“The ducks and geese and cranes were all through here—breeding grounds all along. That was molting time and they caught them in their hands. They killed beaver with the setting poles, and one day the men killed several otter with their tomahawks, though I doubt if they could eat otter. You see, as Clark’s notes say, the beaver were here in thousands. I suppose when so big a party went splashing up the creek the beaver and otter would get scared and swim out to the main stream, and there some one would hit them over the head as they swam by.”

“One thing,” said Jesse, “I don’t think they flogged any of the men any more. I don’t remember any since they left the Mandans.”

“Maybe they didn’t need it, and maybe their leaders had learned more. Ever since Lewis picked the right river at the Marias forks, I reckon the men relied on him more. Then, he’d be poking around shooting at the sun and stars with his astronomy machines, and that sort of made them respect him. Clark was a good sport. Lewis, I reckon, was harder to get along with. But they both must have been pretty white with the men. They tell of the hardships of the men, and how game and patient they are—not a whimper about quitting.”

“I know,” said Jesse, hauling out his worn copy of the Journal from his bed roll and turning the leaves; “they speak of the way the men felt:

“‘We Set out early (Wind N.E.) proceeded on passed Several large Islands and three Small ones, the river much more Sholey than below which obliges us to haul the Canoes over those Sholes which Suckceed each other at Short intervales emencely laborious; men much fatigued and weakened by being continually in the water drawing the Canoes over the Sholes, encamped on the Lard Side men complain verry much of the emence labour they are obliged to undergo & wish much to leave the river. I passify them, the weather Cool, and nothing to eate but venison, the hunters killed three Deer to day.’

“Anxious times about now, eh? But still, I don’t think the leaders ever once lost their nerve.

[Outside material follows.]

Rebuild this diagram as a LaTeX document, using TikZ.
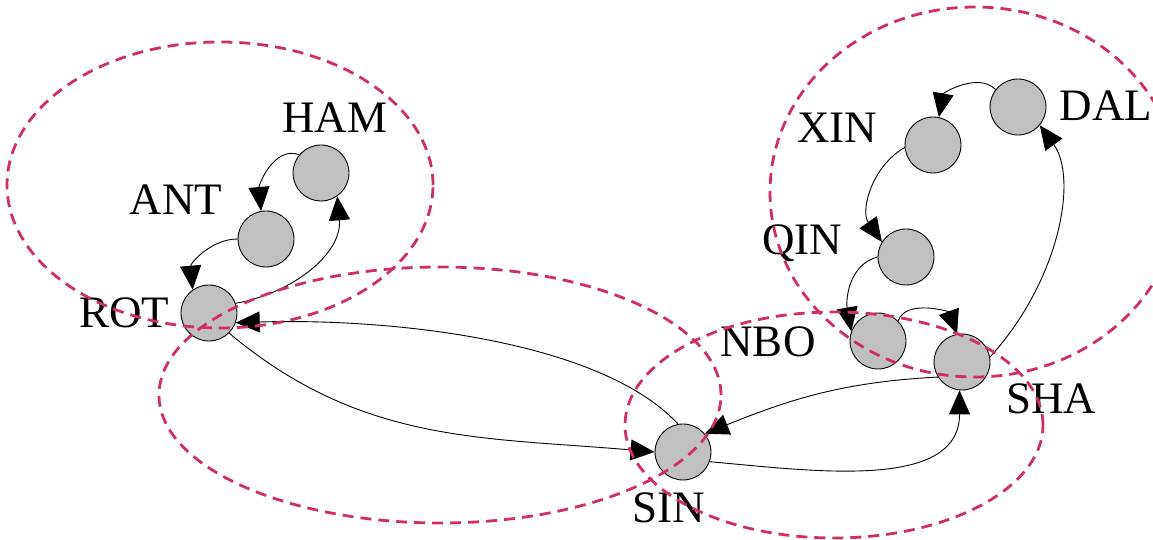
\documentclass[tikz,border=0pt]{standalone}
\usepackage{fontspec}
\setmainfont{Liberation Serif}
\usetikzlibrary{arrows.meta}
\definecolor{sitegray}{RGB}{192,192,192}
\definecolor{groupred}{RGB}{208,48,96}
\begin{document}
\begin{tikzpicture}[x=1pt,y=1pt,
  site/.style={circle,draw=black,fill=sitegray,line width=0.9pt,minimum size=56pt,inner sep=0pt},
  tag/.style={font=\fontsize{45}{50}\selectfont,anchor=base,inner sep=0pt},
  link/.style={line width=0.9pt,-{Triangle[length=24pt,width=21pt]}},
  group/.style={draw=groupred,line width=2.8pt,dash pattern=on 11pt off 7pt}]
\useasboundingbox (0,0) rectangle (1153,540);

% sites
\node[site] (HAM) at (321,367) {};
\node[site] (ANT) at (266,301) {};
\node[site] (ROT) at (209,227) {};
\node[site] (SIN) at (683,88) {};
\node[site] (NBO) at (878,199) {};
\node[site] (SHA) at (962,178) {};
\node[site] (QIN) at (906,283) {};
\node[site] (XIN) at (933,395) {};
\node[site] (DAL) at (1018,433) {};

% names
\node[tag] (hamname) at (335,407) {HAM};
\node[tag] (antname) at (176,325) {ANT};
\node[tag] (rotname) at (124,212) {ROT};
\node[tag] (sinname) at (669,17) {SIN};
\node[tag] (nboname) at (768,183) {NBO};
\node[tag] (shaname) at (1051,126) {SHA};
\node[tag] (qinname) at (802,285) {QIN};
\node[tag] (xinname) at (837,397) {XIN};
\node[tag] (dalname) at (1106,419) {DAL};

% links
\draw[link] (HAM.140) to[out=160,in=95] (ANT.100);
\draw[link] (ANT.180) to[out=180,in=95] (ROT.125);
\draw[link] (ROT.20) to[out=10,in=-85] (HAM.-55);
\draw[link] (ROT.-45) to[out=-40,in=175] (SIN.180);
\draw[link] (SIN.100) .. controls (600,200) and (390,222) .. (ROT.-20);
\draw[link] (SIN.-20) to[out=-5,in=-90] (SHA.-95);
\draw[link] (SHA.212) to[out=183,in=22] (SIN.40);
\draw[link] (QIN.180) to[out=195,in=100] (NBO.160);
\draw[link] (NBO.45) to[out=70,in=110] (SHA.100);
\draw[link] (XIN.185) to[out=210,in=125] (QIN.148);
\draw[link] (DAL.142) to[out=135,in=80] (XIN.78);
\draw[link] (SHA.10) .. controls (1060,260) and (1078,362) .. (DAL.-40);

% groups
\draw[group] (220,355) ellipse [x radius=213, y radius=143];
\draw[group] (440,145) ellipse [x radius=281, y radius=128];
\draw[group] (834,115) ellipse [x radius=209, y radius=113];
\draw[group] (975,348) ellipse [x radius=205, y radius=185];
\end{tikzpicture}
\end{document}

Here’s what Lewis wrote about it:

“‘We begin to feel considerable anxiety with rispect to the Snake Indians. if we do not find them or some other nation who have horses I fear the successful issue of our voyage will be very doubtfull or at all events much more difficult in it’s accomplishment. we are now several hundred miles within the bosom of this wild and mountanous country, where game may rationally be expected shortly to become scarce and subsistence precarious without any information with rispect to the country not knowing how far these mountains continue, or wher to direct our course to pass them to advantage or intersept a navigable branch of the Columbia, or even were we on such an one the probability is that we should not find any timber within these mountains large enough for canoes if we judge from the portion of them through which we have passed. however I still hope for the best, and intend taking a tramp myself in a few days to find these yellow gentlemen if possible. my two principal consolations are that from our present position it is impossible that the S.W. fork can head with the waters of any other river but the Columbia, and that if any Indians can subsist in the form of a nation in these mountains with the means they have of acquiring food we can also subsist.’”

“No wonder the men wanted horses now—they knew the river’s end was near. And yet they were four hundred miles, right here, from the head of the Missouri!” Billy had his Journal pretty well in mind, so he went on frying bacon.

“Why, what you talking about, Billy? They made the Forks by July 27th, and by the end of August they were over the Divide, headed for the Columbia!”